** START AVAILABLE DATA **

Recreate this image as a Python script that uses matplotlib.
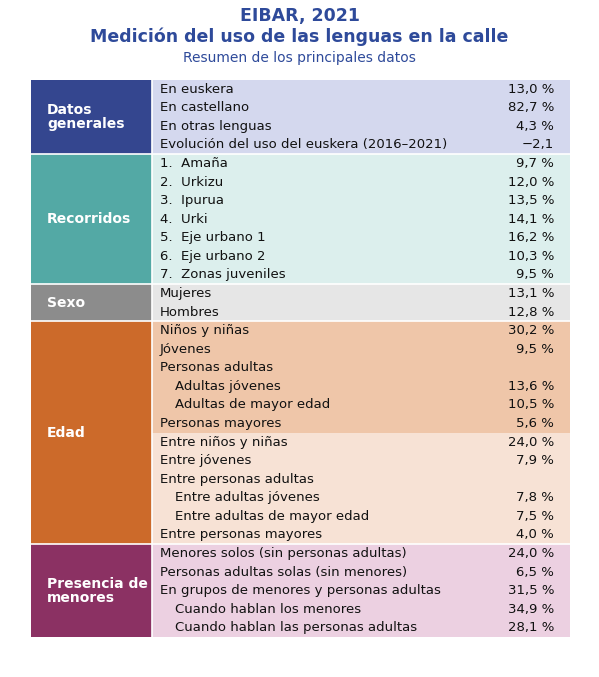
import matplotlib
matplotlib.use("Agg")
import matplotlib.pyplot as plt
from matplotlib.patches import Rectangle

groups = ["Datos\ngenerales", "Recorridos", "Sexo", "Edad", "Presencia de\nmenores"]
labels = [
    ["En euskera", "En castellano", "En otras lenguas", "Evolución del uso del euskera (2016–2021)"],
    ["1.  Amaña", "2.  Urkizu", "3.  Ipurua", "4.  Urki", "5.  Eje urbano 1", "6.  Eje urbano 2", "7.  Zonas juveniles"],
    ["Mujeres", "Hombres"],
    ["Niños y niñas", "Jóvenes", "Personas adultas", "Adultas jóvenes", "Adultas de mayor edad", "Personas mayores",
     "Entre niños y niñas", "Entre jóvenes", "Entre personas adultas", "Entre adultas jóvenes", "Entre adultas de mayor edad", "Entre personas mayores"],
    ["Menores solos (sin personas adultas)", "Personas adultas solas (sin menores)", "En grupos de menores y personas adultas",
     "Cuando hablan los menores", "Cuando hablan las personas adultas"],
]
values = [
    ["13,0 %", "82,7 %", "4,3 %", "−2,1"],
    ["9,7 %", "12,0 %", "13,5 %", "14,1 %", "16,2 %", "10,3 %", "9,5 %"],
    ["13,1 %", "12,8 %"],
    ["30,2 %", "9,5 %", "", "13,6 %", "10,5 %", "5,6 %", "24,0 %", "7,9 %", "", "7,8 %", "7,5 %", "4,0 %"],
    ["24,0 %", "6,5 %", "31,5 %", "34,9 %", "28,1 %"],
]
indented = [[], [], [], [3, 4, 9, 10], [3, 4]]
dark = ["#34468f", "#53a9a5", "#8c8c8c", "#cc6a2a", "#8b3163"]
light = [["#d4d8ee"], ["#dcefed"], ["#e6e6e6"], ["#efc6a9"] * 6 + ["#f7e2d5"] * 6, ["#ecd0e1"]]

fig = plt.figure(figsize=(5.99, 6.77), dpi=100)
ax = fig.add_axes([0, 0, 1, 1])
ax.set_xlim(0, 599); ax.set_ylim(677, 0); ax.axis("off")
blue = "#2e4a9a"
ax.text(299.5, 16, "EIBAR, 2021", ha="center", va="center", fontsize=12.5, fontweight="bold", color=blue)
ax.text(299.5, 37, "Medición del uso de las lenguas en la calle", ha="center", va="center", fontsize=12.5, fontweight="bold", color=blue)
ax.text(299.5, 58, "Resumen de los principales datos", ha="center", va="center", fontsize=10, color=blue)

top = 80.0; rh = 18.57
x0, x1, x2 = 31, 152, 570
y = top
for g in range(len(groups)):
    n = len(labels[g])
    ax.add_patch(Rectangle((x0, y), x1 - x0, n * rh, color=dark[g], lw=0))
    ax.text(47, y + n * rh / 2, groups[g], ha="left", va="center", fontsize=10, fontweight="bold", color="white", linespacing=1.0)
    for i in range(n):
        col = light[g][i] if len(light[g]) > 1 else light[g][0]
        ax.add_patch(Rectangle((x1, y + i * rh), x2 - x1, rh, color=col, lw=0))
        xi = 175 if i in indented[g] else 160
        ax.text(xi, y + (i + 0.5) * rh, labels[g][i], ha="left", va="center", fontsize=9.5, color="#111111")
        ax.text(554, y + (i + 0.5) * rh, values[g][i], ha="right", va="center", fontsize=9.5, color="#111111")
    y += n * rh
    if g < len(groups) - 1:
        ax.plot([x0, x2], [y, y], color="white", lw=1.2)
ax.plot([x1, x1], [top, y], color="white", lw=1.2)
fig.savefig("out.png", dpi=100)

** END AVAILABLE DATA **

§ **EXERCISE REQUIREMENTS**
Every line above should be returned word for word, with the pictures left behind.

§ **CORRECT OUTPUT**
Recreate this image as a Python script that uses matplotlib.
import matplotlib
matplotlib.use("Agg")
import matplotlib.pyplot as plt
from matplotlib.patches import Rectangle

groups = ["Datos\ngenerales", "Recorridos", "Sexo", "Edad", "Presencia de\nmenores"]
labels = [
    ["En euskera", "En castellano", "En otras lenguas", "Evolución del uso del euskera (2016–2021)"],
    ["1.  Amaña", "2.  Urkizu", "3.  Ipurua", "4.  Urki", "5.  Eje urbano 1", "6.  Eje urbano 2", "7.  Zonas juveniles"],
    ["Mujeres", "Hombres"],
    ["Niños y niñas", "Jóvenes", "Personas adultas", "Adultas jóvenes", "Adultas de mayor edad", "Personas mayores",
     "Entre niños y niñas", "Entre jóvenes", "Entre personas adultas", "Entre adultas jóvenes", "Entre adultas de mayor edad", "Entre personas mayores"],
    ["Menores solos (sin personas adultas)", "Personas adultas solas (sin menores)", "En grupos de menores y personas adultas",
     "Cuando hablan los menores", "Cuando hablan las personas adultas"],
]
values = [
    ["13,0 %", "82,7 %", "4,3 %", "−2,1"],
    ["9,7 %", "12,0 %", "13,5 %", "14,1 %", "16,2 %", "10,3 %", "9,5 %"],
    ["13,1 %", "12,8 %"],
    ["30,2 %", "9,5 %", "", "13,6 %", "10,5 %", "5,6 %", "24,0 %", "7,9 %", "", "7,8 %", "7,5 %", "4,0 %"],
    ["24,0 %", "6,5 %", "31,5 %", "34,9 %", "28,1 %"],
]
indented = [[], [], [], [3, 4, 9, 10], [3, 4]]
dark = ["#34468f", "#53a9a5", "#8c8c8c", "#cc6a2a", "#8b3163"]
light = [["#d4d8ee"], ["#dcefed"], ["#e6e6e6"], ["#efc6a9"] * 6 + ["#f7e2d5"] * 6, ["#ecd0e1"]]

fig = plt.figure(figsize=(5.99, 6.77), dpi=100)
ax = fig.add_axes([0, 0, 1, 1])
ax.set_xlim(0, 599); ax.set_ylim(677, 0); ax.axis("off")
blue = "#2e4a9a"
ax.text(299.5, 16, "EIBAR, 2021", ha="center", va="center", fontsize=12.5, fontweight="bold", color=blue)
ax.text(299.5, 37, "Medición del uso de las lenguas en la calle", ha="center", va="center", fontsize=12.5, fontweight="bold", color=blue)
ax.text(299.5, 58, "Resumen de los principales datos", ha="center", va="center", fontsize=10, color=blue)

top = 80.0; rh = 18.57
x0, x1, x2 = 31, 152, 570
y = top
for g in range(len(groups)):
    n = len(labels[g])
    ax.add_patch(Rectangle((x0, y), x1 - x0, n * rh, color=dark[g], lw=0))
    ax.text(47, y + n * rh / 2, groups[g], ha="left", va="center", fontsize=10, fontweight="bold", color="white", linespacing=1.0)
    for i in range(n):
        col = light[g][i] if len(light[g]) > 1 else light[g][0]
        ax.add_patch(Rectangle((x1, y + i * rh), x2 - x1, rh, color=col, lw=0))
        xi = 175 if i in indented[g] else 160
        ax.text(xi, y + (i + 0.5) * rh, labels[g][i], ha="left", va="center", fontsize=9.5, color="#111111")
        ax.text(554, y + (i + 0.5) * rh, values[g][i], ha="right", va="center", fontsize=9.5, color="#111111")
    y += n * rh
    if g < len(groups) - 1:
        ax.plot([x0, x2], [y, y], color="white", lw=1.2)
ax.plot([x1, x1], [top, y], color="white", lw=1.2)
fig.savefig("out.png", dpi=100)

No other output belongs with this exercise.